After the death of Prince Nikolaus Eszterházy in 1790, Haydn was free to travel for the first time. He was persuaded by the impresario Johann Peter Salomon to visit London, where he was – to his surprise – feted by the court and high society. In July 1791 Oxford University honored him with the degree of Doctor of Music. His twelve "London" symphonies (Nos. 93–104), some again with nicknames including The Surprise, The Miracle, The Military, and The Clock) met with great public enthusiasm. Haydn made a further trip to England in 1794–1795, but resisted King George III's invitation to stay permanently.
Last years
Haydn returned to Vienna as Kapellmeister to a new Esterházy prince, Nikolaus II, who in contrast to his predecessors required only sacred music for his newly austere court. Between 1796 and 1802 Haydn produced six fine masses, including the Missa in ternpore belli (Mass in Time of War) and the Missa in Angustiis (Nelson Mass), both reflecting the political turmoil of the Napoleonic wars. He also wrote two Handelian oratorios, Die Schöpfung (The Creation, 1798) and Die Jahreszeiten (The Seasons, 1801). These, his last major works, teem with vibrant detail and an undimmed creative impulse.

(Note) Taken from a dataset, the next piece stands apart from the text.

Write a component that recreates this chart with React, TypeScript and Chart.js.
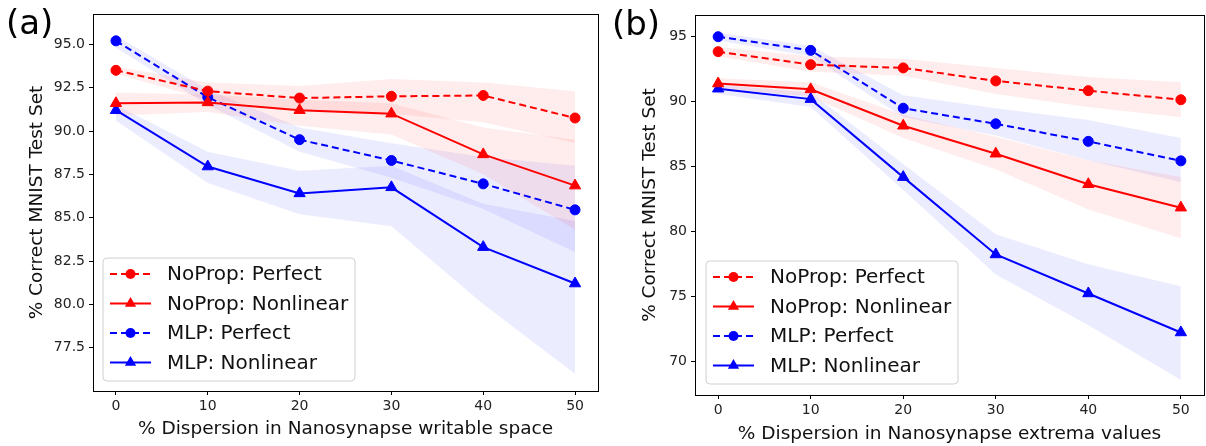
import { useEffect, useRef } from "react";
import { Chart, registerables } from "chart.js";

Chart.register(...registerables);

// ---------- data ----------
const xValues = [0, 10, 20, 30, 40, 50];
const xTicks = [0, 10, 20, 30, 40, 50];
const yTicksA = [77.5, 80, 82.5, 85, 87.5, 90, 92.5, 95];
const yTicksB = [70, 75, 80, 85, 90, 95];

const seriesLabels = ["NoProp: Perfect", "NoProp: Nonlinear", "MLP: Perfect", "MLP: Nonlinear"];

// Panel (a): writable space
const aNoPropPerfect = [93.5, 92.3, 91.9, 92.0, 92.05, 90.75];
const aNoPropPerfectHi = [93.7, 92.8, 92.6, 93.0, 92.8, 92.3];
const aNoPropPerfectLo = [93.3, 91.8, 91.2, 91.0, 90.5, 89.3];
const aNoPropNonlinear = [91.6, 91.65, 91.2, 91.0, 88.65, 86.85];
const aNoPropNonlinearHi = [92.2, 92.1, 91.8, 91.6, 90.2, 89.5];
const aNoPropNonlinearLo = [90.9, 91.1, 90.3, 89.8, 87.5, 84.3];
const aMlpPerfect = [95.2, 91.95, 89.5, 88.3, 86.95, 85.45];
const aMlpPerfectHi = [95.5, 92.4, 90.2, 89.3, 88.5, 88.0];
const aMlpPerfectLo = [94.8, 91.5, 88.8, 87.3, 85.5, 83.0];
const aMlpNonlinear = [91.2, 87.95, 86.4, 86.75, 83.3, 81.2];
const aMlpNonlinearHi = [91.5, 88.8, 87.7, 88.0, 85.8, 84.8];
const aMlpNonlinearLo = [90.6, 87.0, 85.2, 84.5, 80.0, 76.0];

// Panel (b): extrema values
const bNoPropPerfect = [93.85, 92.85, 92.6, 91.6, 90.85, 90.15];
const bNoPropPerfectHi = [94.2, 93.5, 93.3, 92.6, 91.9, 91.5];
const bNoPropPerfectLo = [93.5, 92.3, 92.0, 90.6, 89.6, 88.8];
const bNoPropNonlinear = [91.4, 90.95, 88.15, 86.0, 83.65, 81.85];
const bNoPropNonlinearHi = [91.8, 91.5, 89.0, 87.3, 85.5, 84.2];
const bNoPropNonlinearLo = [91.0, 90.4, 87.2, 84.8, 81.7, 79.5];
const bMlpPerfect = [95.0, 93.95, 89.5, 88.3, 86.95, 85.45];
const bMlpPerfectHi = [95.3, 94.3, 90.5, 89.5, 88.6, 87.2];
const bMlpPerfectLo = [94.7, 93.5, 88.8, 87.4, 85.5, 83.8];
const bMlpNonlinear = [91.0, 90.2, 84.2, 78.25, 75.25, 72.25];
const bMlpNonlinearHi = [91.3, 90.7, 85.2, 79.8, 77.5, 75.8];
const bMlpNonlinearLo = [90.6, 89.6, 83.2, 76.7, 72.8, 68.6];

// ---------- styles ----------
const FONT = "'DejaVu Sans', 'Liberation Sans', sans-serif";
const RED = "#ff0000";
const BLUE = "#0000ff";
const RED_BAND = "rgba(255,0,0,0.075)";
const BLUE_BAND = "rgba(0,0,255,0.075)";

type SeriesDef = {
  label: string;
  values: number[];
  hi: number[];
  lo: number[];
  color: string;
  band: string;
  dashed: boolean;
  marker: "circle" | "triangle";
};

const toPts = (vals: number[]) => xValues.map((x, i) => ({ x, y: vals[i] }));

function buildDatasets(series: SeriesDef[]) {
  const ds: any[] = [];
  series.forEach((s) => {
    ds.push({
      label: s.label + " hi",
      data: toPts(s.hi),
      borderWidth: 0,
      borderColor: "rgba(0,0,0,0)",
      pointRadius: 0,
      fill: false,
      order: 10,
    });
    ds.push({
      label: s.label + " lo",
      data: toPts(s.lo),
      borderWidth: 0,
      borderColor: "rgba(0,0,0,0)",
      backgroundColor: s.band,
      pointRadius: 0,
      fill: "-1",
      order: 10,
    });
  });
  series.forEach((s) => {
    ds.push({
      label: s.label,
      data: toPts(s.values),
      borderColor: s.color,
      backgroundColor: s.color,
      borderWidth: 2,
      borderDash: s.dashed ? [7, 4] : [],
      pointStyle: s.marker,
      pointRadius: s.marker === "circle" ? 5 : 6.5,
      pointBorderWidth: 1,
      pointBackgroundColor: s.color,
      pointBorderColor: s.color,
      fill: false,
      tension: 0,
      order: 0,
    });
  });
  return ds;
}

const decorPlugin = {
  id: "decor",
  afterDraw(chart: any, _args: any, opts: any) {
    const ctx = chart.ctx;
    const ca = chart.chartArea;
    ctx.save();
    // box
    ctx.strokeStyle = "#000";
    ctx.lineWidth = 1;
    ctx.strokeRect(Math.round(ca.left) + 0.5, Math.round(ca.top) + 0.5, Math.round(ca.right - ca.left), Math.round(ca.bottom - ca.top));

    // panel label
    ctx.fillStyle = "#000";
    ctx.font = `34px ${FONT}`;
    ctx.textAlign = "left";
    ctx.textBaseline = "alphabetic";
    ctx.fillText(opts.panel, opts.panelX, opts.panelY);

    // axis titles
    ctx.font = `18.5px ${FONT}`;
    ctx.textAlign = "center";
    ctx.textBaseline = "middle";
    ctx.fillStyle = "#111";
    ctx.fillText(opts.xTitle, (ca.left + ca.right) / 2, opts.xTitleY);
    ctx.save();
    ctx.translate(opts.yTitleX, (ca.top + ca.bottom) / 2);
    ctx.rotate(-Math.PI / 2);
    ctx.fillText(opts.yTitle, 0, 0);
    ctx.restore();

    // legend
    const lx = ca.left + opts.legendDx;
    const lw = opts.legendW;
    const lh = opts.legendH;
    const ly = ca.bottom - opts.legendDy - lh;
    ctx.fillStyle = "rgba(255,255,255,0.85)";
    ctx.strokeStyle = "#d0d0d0";
    ctx.lineWidth = 1;
    const r = 4;
    ctx.beginPath();
    ctx.moveTo(lx + r, ly);
    ctx.lineTo(lx + lw - r, ly);
    ctx.arcTo(lx + lw, ly, lx + lw, ly + r, r);
    ctx.lineTo(lx + lw, ly + lh - r);
    ctx.arcTo(lx + lw, ly + lh, lx + lw - r, ly + lh, r);
    ctx.lineTo(lx + r, ly + lh);
    ctx.arcTo(lx, ly + lh, lx, ly + lh - r, r);
    ctx.lineTo(lx, ly + r);
    ctx.arcTo(lx, ly, lx + r, ly, r);
    ctx.closePath();
    ctx.fill();
    ctx.stroke();

    const items: SeriesDef[] = opts.items;
    items.forEach((s, i) => {
      const cy = ly + 16 + i * 29.5;
      const x0 = lx + 7;
      const x1 = lx + 48;
      const mx = (x0 + x1) / 2;
      ctx.strokeStyle = s.color;
      ctx.fillStyle = s.color;
      ctx.lineWidth = 2;
      ctx.setLineDash(s.dashed ? [7, 4] : []);
      ctx.beginPath();
      ctx.moveTo(x0, cy);
      ctx.lineTo(x1, cy);
      ctx.stroke();
      ctx.setLineDash([]);
      ctx.beginPath();
      if (s.marker === "circle") {
        ctx.arc(mx, cy, 5, 0, Math.PI * 2);
      } else {
        const rr = 6.5;
        ctx.moveTo(mx, cy - rr);
        ctx.lineTo(mx + rr * Math.sin((2 * Math.PI) / 3), cy - rr * Math.cos((2 * Math.PI) / 3));
        ctx.lineTo(mx - rr * Math.sin((2 * Math.PI) / 3), cy - rr * Math.cos((2 * Math.PI) / 3));
        ctx.closePath();
      }
      ctx.fill();
      ctx.fillStyle = "#111";
      ctx.font = `20px ${FONT}`;
      ctx.textAlign = "left";
      ctx.textBaseline = "middle";
      ctx.fillText(s.label, lx + 64, cy + 1);
    });
    ctx.restore();
  },
};

type PanelProps = {
  series: SeriesDef[];
  yTicks: number[];
  yMin: number;
  yMax: number;
  decimals: number;
  width: number;
  yAxisWidth: number;
  xAxisHeight: number;
  padTop: number;
  padRight: number;
  decor: any;
};

function Panel(p: PanelProps) {
  const ref = useRef<HTMLCanvasElement | null>(null);
  useEffect(() => {
    if (!ref.current) return;
    const chart = new Chart(ref.current, {
      type: "line",
      data: { datasets: buildDatasets(p.series) },
      plugins: [decorPlugin],
      options: {
        animation: false,
        responsive: false,
        devicePixelRatio: 1,
        layout: { autoPadding: false, padding: { top: p.padTop, right: p.padRight, left: 0, bottom: 0 } },
        plugins: {
          legend: { display: false },
          tooltip: { enabled: false },
          decor: p.decor,
        } as any,
        scales: {
          x: {
            type: "linear",
            min: -2.5,
            max: 52.5,
            afterBuildTicks: (s: any) => {
              s.ticks = xTicks.map((v) => ({ value: v }));
            },
            afterFit: (s: any) => {
              s.height = p.xAxisHeight;
              s.paddingLeft = 0;
              s.paddingRight = 0;
            },
            grid: { drawOnChartArea: false, drawTicks: true, tickLength: 4, color: "#000" },
            border: { display: true, color: "#000", width: 1 },
            ticks: {
              font: { family: FONT, size: 14 },
              color: "#222",
              padding: 3,
              maxRotation: 0,
              callback: (v: any) => String(v),
            },
          },
          y: {
            type: "linear",
            min: p.yMin,
            max: p.yMax,
            afterBuildTicks: (s: any) => {
              s.ticks = p.yTicks.map((v) => ({ value: v }));
            },
            afterFit: (s: any) => {
              s.width = p.yAxisWidth;
              s.paddingTop = 0;
              s.paddingBottom = 0;
            },
            grid: { drawOnChartArea: false, drawTicks: true, tickLength: 4, color: "#000" },
            border: { display: true, color: "#000", width: 1 },
            ticks: {
              font: { family: FONT, size: 14 },
              color: "#222",
              padding: 4,
              callback: (v: any) => Number(v).toFixed(p.decimals),
            },
          },
        },
      } as any,
    });
    return () => chart.destroy();
  }, []);
  return <canvas ref={ref} width={p.width} height={446} style={{ display: "block" }} />;
}

const seriesA: SeriesDef[] = [
  { label: seriesLabels[0], values: aNoPropPerfect, hi: aNoPropPerfectHi, lo: aNoPropPerfectLo, color: RED, band: RED_BAND, dashed: true, marker: "circle" },
  { label: seriesLabels[1], values: aNoPropNonlinear, hi: aNoPropNonlinearHi, lo: aNoPropNonlinearLo, color: RED, band: RED_BAND, dashed: false, marker: "triangle" },
  { label: seriesLabels[2], values: aMlpPerfect, hi: aMlpPerfectHi, lo: aMlpPerfectLo, color: BLUE, band: BLUE_BAND, dashed: true, marker: "circle" },
  { label: seriesLabels[3], values: aMlpNonlinear, hi: aMlpNonlinearHi, lo: aMlpNonlinearLo, color: BLUE, band: BLUE_BAND, dashed: false, marker: "triangle" },
];

const seriesB: SeriesDef[] = [
  { label: seriesLabels[0], values: bNoPropPerfect, hi: bNoPropPerfectHi, lo: bNoPropPerfectLo, color: RED, band: RED_BAND, dashed: true, marker: "circle" },
  { label: seriesLabels[1], values: bNoPropNonlinear, hi: bNoPropNonlinearHi, lo: bNoPropNonlinearLo, color: RED, band: RED_BAND, dashed: false, marker: "triangle" },
  { label: seriesLabels[2], values: bMlpPerfect, hi: bMlpPerfectHi, lo: bMlpPerfectLo, color: BLUE, band: BLUE_BAND, dashed: true, marker: "circle" },
  { label: seriesLabels[3], values: bMlpNonlinear, hi: bMlpNonlinearHi, lo: bMlpNonlinearLo, color: BLUE, band: BLUE_BAND, dashed: false, marker: "triangle" },
];

export default function App() {
  return (
    <div style={{ position: "fixed", left: 0, top: 0, width: 1206, height: 446, background: "#fff", overflow: "hidden" }}>
      <div style={{ position: "absolute", left: 0, top: 0 }}>
        <Panel
          series={seriesA}
          yTicks={yTicksA}
          yMin={75.0}
          yMax={96.75}
          decimals={1}
          width={600}
          yAxisWidth={93}
          xAxisHeight={55}
          padTop={14}
          padRight={2}
          decor={{
            panel: "(a)",
            panelX: 6,
            panelY: 34,
            xTitle: "% Dispersion in Nanosynapse writable space",
            xTitleY: 429,
            yTitle: "% Correct MNIST Test Set",
            yTitleX: 37,
            legendDx: 10,
            legendDy: 10,
            legendW: 252,
            legendH: 123,
            items: seriesA,
          }}
        />
      </div>
      <div style={{ position: "absolute", left: 600, top: 0 }}>
        <Panel
          series={seriesB}
          yTicks={yTicksB}
          yMin={67.44}
          yMax={96.67}
          decimals={0}
          width={606}
          yAxisWidth={95}
          xAxisHeight={51}
          padTop={15}
          padRight={2}
          decor={{
            panel: "(b)",
            panelX: 12,
            panelY: 35,
            xTitle: "% Dispersion in Nanosynapse extrema values",
            xTitleY: 434,
            yTitle: "% Correct MNIST Test Set",
            yTitleX: 50,
            legendDx: 11,
            legendDy: 11,
            legendW: 252,
            legendH: 123,
            items: seriesB,
          }}
        />
      </div>
    </div>
  );
}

The increasingly frail composer made his last public appearance at a performance of The Creation at Vienna University in honor of his 76th birthday, and died at the end of May 1809, during the Napoleonic occupation of Vienna. The whole art-loving world of Vienna attended his memorial service, which included a performance of Mozart's Requiem. Eleven years later his remains were reinterred in the chapel at Eisenstadt.
Major work
15 surviving operas;104 symphonies; violin and keyboard concertos; string quartets; keyboard sonatas; chamber music and songs; 12 Masses; Stabat Mater (1767); Die Schöpfung (1797–1798); Die Jahreszeiten (1798–1801).